Prostate cancer is one of the many health conditions men dread most as they advance in age. Even though there are medications to treat this ailment, men are searching for ways to avoid it entirely, considering the effects and discomfort associated with it.
Thankfully, men can prevent and inhibit the occurrence of prostate cancer by adopting a good lifestyle and making certain food and supplement choices.
Most importantly, there are various nutrients that have been shown to be effective in protecting against prostate cancer and inhibiting its development or progression.
Read below 3 natural prostate cancer killers you should include in your diet to live free of this health condition.
Chili pepper is a source of capsaicin, a substance which does not only provide the hot, spicy trademark of this vegetable, but possesses prostate cancer killing properties as well.

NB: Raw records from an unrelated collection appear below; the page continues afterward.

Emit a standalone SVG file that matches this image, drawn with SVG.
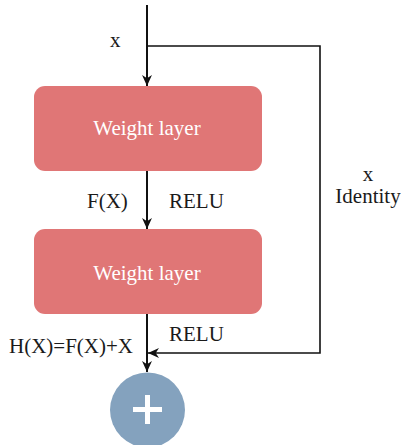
<svg xmlns="http://www.w3.org/2000/svg" width="401" height="445" viewBox="0 0 401 445">
<style>
.box{fill:#E07676;}
text{font-family:'Liberation Serif','Times New Roman',serif;font-size:21px;}
.lbl{fill:#1a1a1a;}
.wt{fill:#ffffff;text-anchor:middle;}
.ln{stroke:#111;fill:none;}
</style>
<defs>
<marker id="arr" viewBox="0 0 10 10" refX="10" refY="5" markerWidth="11" markerHeight="11" markerUnits="userSpaceOnUse" orient="auto">
<path d="M0,0.5 L10,5 L0,9.5 L3,5 Z" fill="#111"/>
</marker>
</defs>
<rect width="401" height="445" fill="#ffffff"/>
<g id="connectors">
<line class="ln" x1="147" y1="5" x2="147" y2="86" stroke-width="2" marker-end="url(#arr)"/>
<polyline class="ln" points="147,46 320,46 320,353 148,353" stroke-width="1.6" marker-end="url(#arr)"/>
<line class="ln" x1="147" y1="171" x2="147" y2="229" stroke-width="2" marker-end="url(#arr)"/>
<line class="ln" x1="147" y1="314" x2="147" y2="372" stroke-width="2" marker-end="url(#arr)"/>
</g>
<g id="labels">
<text class="lbl" x="110" y="47">x</text>
<text class="lbl" x="87" y="208">F(X)</text>
<text class="lbl" x="169" y="208">RELU</text>
<text class="lbl" x="368" y="181" text-anchor="middle">x</text>
<text class="lbl" x="368" y="203" text-anchor="middle">Identity</text>
<text class="lbl" x="169" y="341">RELU</text>
<text class="lbl" x="9" y="353">H(X)=F(X)+X</text>
</g>
<g id="weight1">
<rect class="box" x="34" y="86" width="228" height="85" rx="11"/>
<text class="wt" x="147" y="135">Weight layer</text>
</g>
<g id="weight2">
<rect class="box" x="34" y="229" width="228" height="85" rx="11"/>
<text class="wt" x="147" y="280">Weight layer</text>
</g>
<g id="sum">
<circle cx="147.5" cy="410" r="37.5" fill="#84A2BE"/>
<path d="M133,409.5 H162 M147.5,395 V424" stroke="#ffffff" stroke-width="5" fill="none"/>
</g>
</svg>
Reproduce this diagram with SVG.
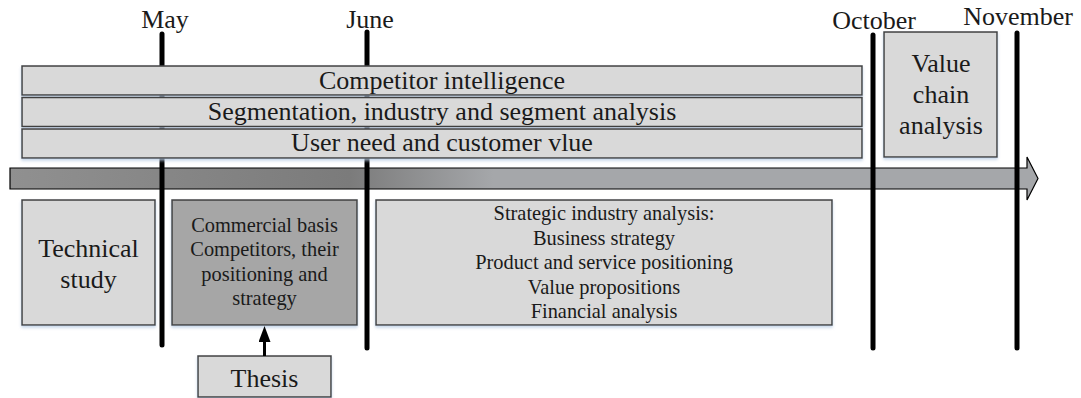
<svg xmlns="http://www.w3.org/2000/svg" width="1081" height="398" viewBox="0 0 1081 398" font-family="'Liberation Serif', 'Times New Roman', serif">
<style>
text{font-family:'Liberation Serif','Times New Roman',serif;fill:#1a1a1a;text-anchor:middle}
.box{fill:#d9d9d9;stroke:#404040;stroke-width:1.5}
.dark{fill:#a6a6a6}
.vl{stroke:#000;stroke-width:5;stroke-linecap:round;fill:none}
.big{font-size:26px}
.mid{font-size:20.4px}
.mon{font-size:26px}
</style>
<defs>
<linearGradient id="ag" x1="10" y1="0" x2="1038" y2="0" gradientUnits="userSpaceOnUse">
<stop offset="0" stop-color="#909090"/>
<stop offset="0.33" stop-color="#7b7b7b"/>
<stop offset="0.47" stop-color="#a5a7aa"/>
<stop offset="1" stop-color="#a5a7aa"/>
</linearGradient>
<filter id="sh" x="-5%" y="-10%" width="110%" height="130%">
<feDropShadow dx="0" dy="2" stdDeviation="1.5" flood-color="#b8cce4" flood-opacity="0.8"/>
</filter>
<marker id="ah" markerWidth="16" markerHeight="12" refX="0" refY="6" orient="auto" markerUnits="userSpaceOnUse" viewBox="0 0 16 12">
<path d="M0,0 L16,6 L0,12 Z" fill="#000"/>
</marker>
</defs>
<g id="timeline-arrow">
<polygon points="10,168 1027,168 1027,157 1038,178.5 1027,200 1027,189 10,189" fill="url(#ag)" stroke="#000" stroke-width="1.2"/>
</g>
<g id="month-lines">
<line class="vl" x1="162" y1="34" x2="162" y2="345"/>
<line class="vl" x1="367" y1="32" x2="367" y2="348"/>
<line class="vl" x1="873" y1="35" x2="873" y2="348"/>
<line class="vl" x1="1017" y1="33" x2="1017" y2="348"/>
</g>
<g id="month-labels">
<text class="mon" x="165" y="28">May</text>
<text class="mon" x="370" y="28">June</text>
<text class="mon" x="874" y="29">October</text>
<text class="mon" x="1018" y="25">November</text>
</g>
<g id="competitor-intelligence">
<rect class="box" filter="url(#sh)" x="22" y="66" width="840" height="29"/>
<text class="big" x="442" y="88.5">Competitor intelligence</text>
</g>
<g id="segmentation">
<rect class="box" filter="url(#sh)" x="22" y="97.5" width="840" height="29"/>
<text class="big" x="442" y="119.5">Segmentation, industry and segment analysis</text>
</g>
<g id="user-need">
<rect class="box" filter="url(#sh)" x="22" y="129" width="840" height="29"/>
<text class="big" x="442" y="150.5">User need and customer vlue</text>
</g>
<g id="value-chain">
<rect class="box" filter="url(#sh)" x="884" y="32" width="113" height="125"/>
<text class="big" x="941" y="72">Value</text>
<text class="big" x="941" y="103">chain</text>
<text class="big" x="941" y="134">analysis</text>
</g>
<g id="technical-study">
<rect class="box" filter="url(#sh)" x="22" y="200" width="133" height="125"/>
<text class="big" x="88.5" y="257">Technical</text>
<text class="big" x="88.5" y="288">study</text>
</g>
<g id="commercial-basis">
<rect class="box dark" filter="url(#sh)" x="172" y="200" width="185" height="125"/>
<text class="mid" x="264.5" y="231.5">Commercial basis</text>
<text class="mid" x="264.5" y="256">Competitors, their</text>
<text class="mid" x="264.5" y="280.5">positioning and</text>
<text class="mid" x="264.5" y="305">strategy</text>
</g>
<g id="strategic-industry-analysis">
<rect class="box" filter="url(#sh)" x="376" y="200" width="456" height="125"/>
<text class="mid" x="604" y="220">Strategic industry analysis:</text>
<text class="mid" x="604" y="244.5">Business strategy</text>
<text class="mid" x="604" y="269">Product and service positioning</text>
<text class="mid" x="604" y="293.5">Value propositions</text>
<text class="mid" x="604" y="318">Financial analysis</text>
</g>
<g id="thesis">
<rect class="box" filter="url(#sh)" x="198" y="356" width="133" height="41"/>
<text class="big" x="264.5" y="386.5">Thesis</text>
</g>
<g id="connectors">
<line x1="264.5" y1="356" x2="264.5" y2="342" stroke="#000" stroke-width="3" marker-end="url(#ah)"/>
</g>
</svg>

In a recent study from Spain, researchers showed that capsaicin induced the death of prostate cancer cells.
It specifically states that capsaicin increased factors involved with autophagy, the natural destructive process of cells that takes apart dysfunctional components.
Another study from UCLA School of Medicine reported that capsaicin inhibited the growth of prostate cancer cells.
Here’s one of the ways to reap the benefits of chili pepper , apart from incorporating it in your diet. You should begin with a small amount of pepper (1/8 teaspoon) mixed in water. Take this two to three times daily and increased it slowly. Consult with your healthcare provider before beginning cayenne supplements.
Ginger is another useful spice to prevent the development of prostate cancer. Researchers observed that ginger inhibited cancer cell growth and tumor growth, promoted apoptosis, and inhibited cell life progression (cell cycling) in mice.
Numerous subsequent studies have supported these findings, including a University of Texas at Austin study in which a team demonstrated how 6-shogaol, a potent compound in ginger, reduced survival, inhibited tumor growth, and induced cell suicide in both human and mouse prostate cancer cells.
Thus far there’s no decision about an effective dosage of ginger for men who want to help prevent prostate cancer. Based on what has been shown to be effective in mice, 648 mg per day may be suggested for a 176-pound man (8.1 mg per 2.2 lb).
The polyphenols in green tea known as catechins inhibit the growth of prostate cancer cells, as demonstrated in both laboratory and human studies. For example, one trial showed that catechins in green tea were 90 percent effective in preventing prostate cancer in men who had pre-malignant lesions.
The men in the study took 200 mg of green tea catechins three times daily for one year.
Numerous laboratory studies have pointed to the benefits of green tea and its catechins in prostate cancer, including a University of Toledo (Ohio) study in which the main catechin in green tea, epigallocatechin-3-gallate (EGCG), was noted to “provide protective effects against inflammation in the prostate and benefit prostate cancer treatment.”
The amount of EGCG in each cup of green tea can vary greatly depending on the brand, form of the tea, how you prepare it, where it was grown, and so on. You may get as much as 180 mg EGCG per cup, but don’t always count on it. When drinking green tea, you can get the most EGCG from each cup you drink.